**Data shown**
____

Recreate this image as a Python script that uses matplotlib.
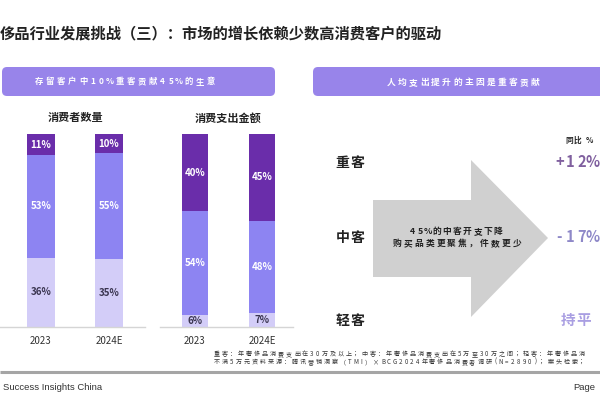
import numpy as np
import matplotlib
matplotlib.use("Agg")
import matplotlib.pyplot as plt
from matplotlib.patches import FancyBboxPatch, Polygon

plt.rcParams["font.family"] = ["Noto Sans CJK SC", "DejaVu Sans"]

# ---- data ----
years = ["2023", "2024E"]
count_light = [36, 35]
count_mid = [53, 55]
count_heavy = [11, 10]
spend_light = [6, 7]
spend_mid = [54, 48]
spend_heavy = [40, 45]

segments = ["重客", "中客", "轻客"]
yoy = ["+12%", "-17%", "持平"]

# ---- palette ----
DARK = "#6A2DAA"
MID = "#8D84F2"
LIGHT = "#D3CDF8"
BANNER = "#9884EA"
TXT = "#222222"
YOY_COLORS = ["#80609F", "#8E88C8", "#A99EE2"]


def spaced(ax, x, y, s, step, ha="center", ascii_f=0.75, fontsize=7, **kw):
    """draw a string char by char with fixed tracking (slide-style)"""
    widths = [step * (ascii_f if ord(c) < 128 else 1.0) for c in s]
    total = sum(widths)
    x0 = x - total / 2 if ha == "center" else x
    base = round(y + 0.5 * fontsize) + 0.01   # same pixel row for every glyph
    for c, w in zip(s, widths):
        ax.text(x0 + w / 2, base, c, ha="center", va="baseline",
                fontsize=fontsize, **kw)
        x0 += w


fig = plt.figure(figsize=(6, 4), dpi=100, facecolor="white")

# overlay in pixel coords (y down)
ov = fig.add_axes([0, 0, 1, 1])
ov.set_xlim(0, 600)
ov.set_ylim(400, 0)
ov.axis("off")

ov.text(0, 33, "侈品行业发展挑战（三）：市场的增长依赖少数高消费客户的驱动",
        fontsize=11, fontweight="bold", color=TXT, ha="left", va="center")

# banners
ov.add_patch(FancyBboxPatch((2, 67), 273, 29, boxstyle="round,pad=0,rounding_size=5",
                            fc=BANNER, ec="none"))
ov.add_patch(FancyBboxPatch((313, 67), 300, 29, boxstyle="round,pad=0,rounding_size=5",
                            fc=BANNER, ec="none"))
spaced(ov, 125, 81.5, "存留客户中10%重客贡献45%的生意", 11.1,
       fontsize=6, color="white", fontweight="bold")
spaced(ov, 463, 81.5, "人均支出提升的主因是重客贡献", 11.1,
       fontsize=6.3, color="white", fontweight="bold")

ov.text(75, 118, "消费者数量", fontsize=8, fontweight="bold", color=TXT,
        ha="center", va="center")
ov.text(228, 118, "消费支出金额", fontsize=8, fontweight="bold", color=TXT,
        ha="center", va="center")

# arrow
ov.add_patch(Polygon([(373, 200), (471, 200), (471, 160), (548, 238),
                      (471, 317), (471, 277), (373, 277)],
                     closed=True, fc="#D0D0D0", ec="none"))
spaced(ov, 456, 231, "45%的中客开支下降", 10.2, fontsize=6.3,
       fontweight="bold", color=TXT)
spaced(ov, 457, 243, "购买品类更聚焦，件数更少", 10.9, fontsize=6.3,
       fontweight="bold", color=TXT)

seg_y = [162, 237, 320]
for lab, val, y, c in zip(segments, yoy, seg_y, YOY_COLORS):
    spaced(ov, 350, y, lab, 15, fontsize=10, fontweight="bold", color=TXT)
    spaced(ov, 576, y, val, 15.5, ascii_f=0.72, fontsize=10.5,
           fontweight="bold", color=c)
spaced(ov, 579, 140, "同比 %", 8, ascii_f=0.7, fontsize=5.5,
       fontweight="bold", color=TXT)

# footnote (the slide is cropped at the right edge)
spaced(ov, 213, 354, "重客：年奢侈品消费支出在30万及以上；中客：年奢侈品消费支出在5万至30万之间；轻客：年奢侈品消",
       8.0, ha="left", ascii_f=0.72, fontsize=4.4, color="#333333")
spaced(ov, 213, 361.5, "不满5万元资料来源：腾讯营销洞察（TMI）×BCG2024年奢侈品消费者调研(N=2890)；案头检索；",
       8.0, ha="left", ascii_f=0.72, fontsize=4.4, color="#333333")

ov.plot([0, 600], [372, 372], color="#A5A5A5", lw=2.2, solid_capstyle="butt")
ov.text(3, 387, "Success Insights China", fontsize=6.8, color="#333333",
        ha="left", va="center", family="Liberation Sans")
ov.text(573, 387, "Page", fontsize=6.8, color="#333333",
        ha="left", va="center", family="Liberation Sans")


# ---- stacked bars ----
def stacked(rect, xlim, light, mid, heavy):
    ax = fig.add_axes(rect)
    x = np.arange(len(years))
    w = 0.4
    b1 = ax.bar(x, light, w, color=LIGHT)
    b2 = ax.bar(x, mid, w, bottom=light, color=MID)
    b3 = ax.bar(x, heavy, w, bottom=np.add(light, mid), color=DARK)
    for bars, vals, col in ((b1, light, "#3A3550"), (b2, mid, "white"),
                            (b3, heavy, "white")):
        for p, v in zip(bars, vals):
            ax.text(p.get_x() + p.get_width() / 2, p.get_y() + p.get_height() / 2,
                    f"{v}%", ha="center", va="center", fontsize=7,
                    fontweight="bold", color=col)
    ax.set_xlim(*xlim)
    ax.set_ylim(0, 100)
    ax.set_xticks(x, years)
    ax.tick_params(axis="x", length=0, pad=6.5, labelsize=7, labelcolor="#333333")
    ax.set_yticks([])
    for s in ("top", "right", "left"):
        ax.spines[s].set_visible(False)
    ax.spines["bottom"].set_color("#D5D5D5")
    ax.spines["bottom"].set_linewidth(1.0)
    ax.set_facecolor("none")
    return ax


bot = 1 - 327 / 400
hgt = 193 / 400
stacked([0 / 600, bot, 145 / 600, hgt], (-41 / 68, 104 / 68),
        count_light, count_mid, count_heavy)
stacked([160 / 600, bot, 133 / 600, hgt], (-35 / 67, 98 / 67),
        spend_light, spend_mid, spend_heavy)

fig.savefig("out.png", dpi=100, facecolor="white")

____

**Stated task**
Reproduce the data word for word, excluding its pictures.

**Solution**
Recreate this image as a Python script that uses matplotlib.
import numpy as np
import matplotlib
matplotlib.use("Agg")
import matplotlib.pyplot as plt
from matplotlib.patches import FancyBboxPatch, Polygon

plt.rcParams["font.family"] = ["Noto Sans CJK SC", "DejaVu Sans"]

# ---- data ----
years = ["2023", "2024E"]
count_light = [36, 35]
count_mid = [53, 55]
count_heavy = [11, 10]
spend_light = [6, 7]
spend_mid = [54, 48]
spend_heavy = [40, 45]

segments = ["重客", "中客", "轻客"]
yoy = ["+12%", "-17%", "持平"]

# ---- palette ----
DARK = "#6A2DAA"
MID = "#8D84F2"
LIGHT = "#D3CDF8"
BANNER = "#9884EA"
TXT = "#222222"
YOY_COLORS = ["#80609F", "#8E88C8", "#A99EE2"]


def spaced(ax, x, y, s, step, ha="center", ascii_f=0.75, fontsize=7, **kw):
    """draw a string char by char with fixed tracking (slide-style)"""
    widths = [step * (ascii_f if ord(c) < 128 else 1.0) for c in s]
    total = sum(widths)
    x0 = x - total / 2 if ha == "center" else x
    base = round(y + 0.5 * fontsize) + 0.01   # same pixel row for every glyph
    for c, w in zip(s, widths):
        ax.text(x0 + w / 2, base, c, ha="center", va="baseline",
                fontsize=fontsize, **kw)
        x0 += w


fig = plt.figure(figsize=(6, 4), dpi=100, facecolor="white")

# overlay in pixel coords (y down)
ov = fig.add_axes([0, 0, 1, 1])
ov.set_xlim(0, 600)
ov.set_ylim(400, 0)
ov.axis("off")

ov.text(0, 33, "侈品行业发展挑战（三）：市场的增长依赖少数高消费客户的驱动",
        fontsize=11, fontweight="bold", color=TXT, ha="left", va="center")

# banners
ov.add_patch(FancyBboxPatch((2, 67), 273, 29, boxstyle="round,pad=0,rounding_size=5",
                            fc=BANNER, ec="none"))
ov.add_patch(FancyBboxPatch((313, 67), 300, 29, boxstyle="round,pad=0,rounding_size=5",
                            fc=BANNER, ec="none"))
spaced(ov, 125, 81.5, "存留客户中10%重客贡献45%的生意", 11.1,
       fontsize=6, color="white", fontweight="bold")
spaced(ov, 463, 81.5, "人均支出提升的主因是重客贡献", 11.1,
       fontsize=6.3, color="white", fontweight="bold")

ov.text(75, 118, "消费者数量", fontsize=8, fontweight="bold", color=TXT,
        ha="center", va="center")
ov.text(228, 118, "消费支出金额", fontsize=8, fontweight="bold", color=TXT,
        ha="center", va="center")

# arrow
ov.add_patch(Polygon([(373, 200), (471, 200), (471, 160), (548, 238),
                      (471, 317), (471, 277), (373, 277)],
                     closed=True, fc="#D0D0D0", ec="none"))
spaced(ov, 456, 231, "45%的中客开支下降", 10.2, fontsize=6.3,
       fontweight="bold", color=TXT)
spaced(ov, 457, 243, "购买品类更聚焦，件数更少", 10.9, fontsize=6.3,
       fontweight="bold", color=TXT)

seg_y = [162, 237, 320]
for lab, val, y, c in zip(segments, yoy, seg_y, YOY_COLORS):
    spaced(ov, 350, y, lab, 15, fontsize=10, fontweight="bold", color=TXT)
    spaced(ov, 576, y, val, 15.5, ascii_f=0.72, fontsize=10.5,
           fontweight="bold", color=c)
spaced(ov, 579, 140, "同比 %", 8, ascii_f=0.7, fontsize=5.5,
       fontweight="bold", color=TXT)

# footnote (the slide is cropped at the right edge)
spaced(ov, 213, 354, "重客：年奢侈品消费支出在30万及以上；中客：年奢侈品消费支出在5万至30万之间；轻客：年奢侈品消",
       8.0, ha="left", ascii_f=0.72, fontsize=4.4, color="#333333")
spaced(ov, 213, 361.5, "不满5万元资料来源：腾讯营销洞察（TMI）×BCG2024年奢侈品消费者调研(N=2890)；案头检索；",
       8.0, ha="left", ascii_f=0.72, fontsize=4.4, color="#333333")

ov.plot([0, 600], [372, 372], color="#A5A5A5", lw=2.2, solid_capstyle="butt")
ov.text(3, 387, "Success Insights China", fontsize=6.8, color="#333333",
        ha="left", va="center", family="Liberation Sans")
ov.text(573, 387, "Page", fontsize=6.8, color="#333333",
        ha="left", va="center", family="Liberation Sans")


# ---- stacked bars ----
def stacked(rect, xlim, light, mid, heavy):
    ax = fig.add_axes(rect)
    x = np.arange(len(years))
    w = 0.4
    b1 = ax.bar(x, light, w, color=LIGHT)
    b2 = ax.bar(x, mid, w, bottom=light, color=MID)
    b3 = ax.bar(x, heavy, w, bottom=np.add(light, mid), color=DARK)
    for bars, vals, col in ((b1, light, "#3A3550"), (b2, mid, "white"),
                            (b3, heavy, "white")):
        for p, v in zip(bars, vals):
            ax.text(p.get_x() + p.get_width() / 2, p.get_y() + p.get_height() / 2,
                    f"{v}%", ha="center", va="center", fontsize=7,
                    fontweight="bold", color=col)
    ax.set_xlim(*xlim)
    ax.set_ylim(0, 100)
    ax.set_xticks(x, years)
    ax.tick_params(axis="x", length=0, pad=6.5, labelsize=7, labelcolor="#333333")
    ax.set_yticks([])
    for s in ("top", "right", "left"):
        ax.spines[s].set_visible(False)
    ax.spines["bottom"].set_color("#D5D5D5")
    ax.spines["bottom"].set_linewidth(1.0)
    ax.set_facecolor("none")
    return ax


bot = 1 - 327 / 400
hgt = 193 / 400
stacked([0 / 600, bot, 145 / 600, hgt], (-41 / 68, 104 / 68),
        count_light, count_mid, count_heavy)
stacked([160 / 600, bot, 133 / 600, hgt], (-35 / 67, 98 / 67),
        spend_light, spend_mid, spend_heavy)

fig.savefig("out.png", dpi=100, facecolor="white")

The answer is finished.